>> Begin

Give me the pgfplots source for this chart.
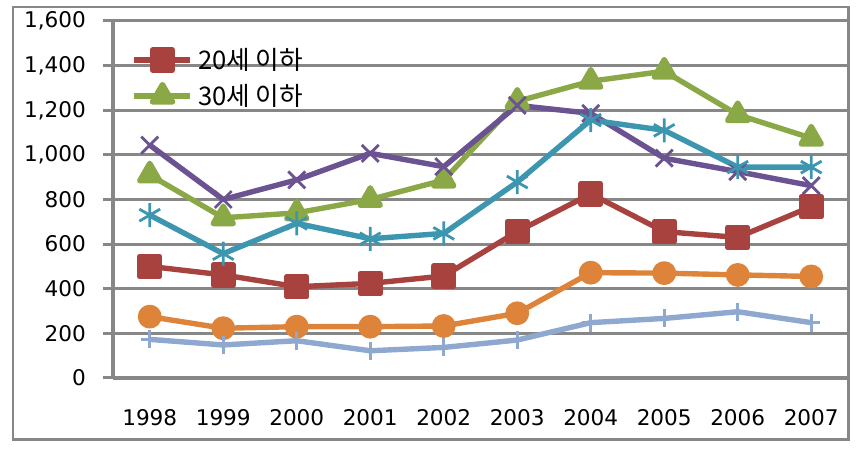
\documentclass[border=0pt]{standalone}
\usepackage{fontspec}
\setmainfont{DejaVu Sans}
\newfontfamily\kr{Noto Sans CJK KR}
\usepackage{pgfplots}
\pgfplotsset{compat=1.18}
\definecolor{gridgray}{HTML}{878787}
\definecolor{cred}{HTML}{A8423F}
\definecolor{cgreen}{HTML}{8AA846}
\definecolor{cpurple}{HTML}{6B5392}
\definecolor{cteal}{HTML}{3D96AF}
\definecolor{corange}{HTML}{DE843A}
\definecolor{cblue}{HTML}{8EA8CF}

\begin{document}
\begin{tikzpicture}
\path[use as bounding box] (0,0) rectangle (431.5pt,226.5pt);
\draw[gridgray,line width=1.3pt] (6.5pt,6.8pt) rectangle (424.3pt,223pt);
\begin{axis}[
  at={(56.5pt,37.5pt)}, anchor=south west,
  scale only axis,
  width=367.5pt, height=178.5pt,
  xmin=-0.5, xmax=9.5,
  ymin=0, ymax=1600,
  ytick={0,200,...,1600},
  xtick={0,...,9},
  xticklabels={1998,1999,2000,2001,2002,2003,2004,2005,2006,2007},
  minor xtick={-0.5,0.5,...,9.5},
  axis lines*=left,
  axis line style={gridgray,line width=2pt,-},
  ymajorgrids,
  grid style={gridgray,line width=1.5pt},
  tick align=outside,
  xtick style={draw=none},
  minor tick style={gridgray,line width=2pt},
  minor tick length=3.5pt,
  ytick style={gridgray,line width=1.5pt},
  major tick length=5pt,
  tick label style={font=\fontsize{10.8}{13}\selectfont},
  /pgf/number format/assume math mode=true,
  /pgf/number format/.cd,fixed,precision=0,1000 sep={,},
  /pgfplots/.cd,
  xticklabel style={yshift=-7pt},
  yticklabel style={xshift=-5pt},
  legend style={draw=none,fill=none,font=\kr\fontsize{12.8}{15}\selectfont,
    at={(rel axis cs:0.025,0.937)},anchor=north west,
    row sep=2pt,cells={anchor=west},inner sep=0pt,
    nodes={inner xsep=2.5pt}},
  legend image code/.code={\draw[mark repeat=2,mark phase=2]
    plot coordinates {(0pt,0pt) (14pt,0pt) (28pt,0pt)};},
  every axis plot/.append style={line width=2.7pt,line join=round},
  clip=false,
]
\addplot[cred,mark=square*,mark size=5pt,mark options={solid}] coordinates
  {(0,500) (1,462) (2,409) (3,424) (4,457) (5,656) (6,825) (7,656) (8,630) (9,768)};
\addlegendentry{20세 이하}
\addplot[cgreen,mark=triangle*,mark size=5.8pt] coordinates
  {(0,910) (1,718) (2,740) (3,800) (4,887) (5,1240) (6,1330) (7,1375) (8,1180) (9,1075)};
\addlegendentry{30세 이하}
\addplot[cpurple,mark=x,mark size=6pt,mark options={line width=1.4pt},forget plot] coordinates
  {(0,1044) (1,800) (2,888) (3,1007) (4,947) (5,1222) (6,1186) (7,985) (8,925) (9,862)};
\addplot[cteal,mark=asterisk,mark size=6pt,mark options={line width=1.4pt},forget plot] coordinates
  {(0,730) (1,557) (2,693) (3,624) (4,648) (5,878) (6,1156) (7,1110) (8,945) (9,945)};
\addplot[corange,mark=*,mark size=4.6pt,forget plot] coordinates
  {(0,275) (1,223) (2,230) (3,230) (4,233) (5,290) (6,472) (7,470) (8,462) (9,455)};
\addplot[cblue,mark=+,mark size=4.5pt,mark options={line width=1.4pt},forget plot] coordinates
  {(0,173) (1,148) (2,167) (3,122) (4,137) (5,170) (6,248) (7,267) (8,297) (9,248)};
\end{axis}
\end{tikzpicture}
\end{document}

>> End

Repeat the material above in full and exactly, apart from the pictures.

* ANSWER TO THIS PROBLEM
Give me the pgfplots source for this chart.
\documentclass[border=0pt]{standalone}
\usepackage{fontspec}
\setmainfont{DejaVu Sans}
\newfontfamily\kr{Noto Sans CJK KR}
\usepackage{pgfplots}
\pgfplotsset{compat=1.18}
\definecolor{gridgray}{HTML}{878787}
\definecolor{cred}{HTML}{A8423F}
\definecolor{cgreen}{HTML}{8AA846}
\definecolor{cpurple}{HTML}{6B5392}
\definecolor{cteal}{HTML}{3D96AF}
\definecolor{corange}{HTML}{DE843A}
\definecolor{cblue}{HTML}{8EA8CF}

\begin{document}
\begin{tikzpicture}
\path[use as bounding box] (0,0) rectangle (431.5pt,226.5pt);
\draw[gridgray,line width=1.3pt] (6.5pt,6.8pt) rectangle (424.3pt,223pt);
\begin{axis}[
  at={(56.5pt,37.5pt)}, anchor=south west,
  scale only axis,
  width=367.5pt, height=178.5pt,
  xmin=-0.5, xmax=9.5,
  ymin=0, ymax=1600,
  ytick={0,200,...,1600},
  xtick={0,...,9},
  xticklabels={1998,1999,2000,2001,2002,2003,2004,2005,2006,2007},
  minor xtick={-0.5,0.5,...,9.5},
  axis lines*=left,
  axis line style={gridgray,line width=2pt,-},
  ymajorgrids,
  grid style={gridgray,line width=1.5pt},
  tick align=outside,
  xtick style={draw=none},
  minor tick style={gridgray,line width=2pt},
  minor tick length=3.5pt,
  ytick style={gridgray,line width=1.5pt},
  major tick length=5pt,
  tick label style={font=\fontsize{10.8}{13}\selectfont},
  /pgf/number format/assume math mode=true,
  /pgf/number format/.cd,fixed,precision=0,1000 sep={,},
  /pgfplots/.cd,
  xticklabel style={yshift=-7pt},
  yticklabel style={xshift=-5pt},
  legend style={draw=none,fill=none,font=\kr\fontsize{12.8}{15}\selectfont,
    at={(rel axis cs:0.025,0.937)},anchor=north west,
    row sep=2pt,cells={anchor=west},inner sep=0pt,
    nodes={inner xsep=2.5pt}},
  legend image code/.code={\draw[mark repeat=2,mark phase=2]
    plot coordinates {(0pt,0pt) (14pt,0pt) (28pt,0pt)};},
  every axis plot/.append style={line width=2.7pt,line join=round},
  clip=false,
]
\addplot[cred,mark=square*,mark size=5pt,mark options={solid}] coordinates
  {(0,500) (1,462) (2,409) (3,424) (4,457) (5,656) (6,825) (7,656) (8,630) (9,768)};
\addlegendentry{20세 이하}
\addplot[cgreen,mark=triangle*,mark size=5.8pt] coordinates
  {(0,910) (1,718) (2,740) (3,800) (4,887) (5,1240) (6,1330) (7,1375) (8,1180) (9,1075)};
\addlegendentry{30세 이하}
\addplot[cpurple,mark=x,mark size=6pt,mark options={line width=1.4pt},forget plot] coordinates
  {(0,1044) (1,800) (2,888) (3,1007) (4,947) (5,1222) (6,1186) (7,985) (8,925) (9,862)};
\addplot[cteal,mark=asterisk,mark size=6pt,mark options={line width=1.4pt},forget plot] coordinates
  {(0,730) (1,557) (2,693) (3,624) (4,648) (5,878) (6,1156) (7,1110) (8,945) (9,945)};
\addplot[corange,mark=*,mark size=4.6pt,forget plot] coordinates
  {(0,275) (1,223) (2,230) (3,230) (4,233) (5,290) (6,472) (7,470) (8,462) (9,455)};
\addplot[cblue,mark=+,mark size=4.5pt,mark options={line width=1.4pt},forget plot] coordinates
  {(0,173) (1,148) (2,167) (3,122) (4,137) (5,170) (6,248) (7,267) (8,297) (9,248)};
\end{axis}
\end{tikzpicture}
\end{document}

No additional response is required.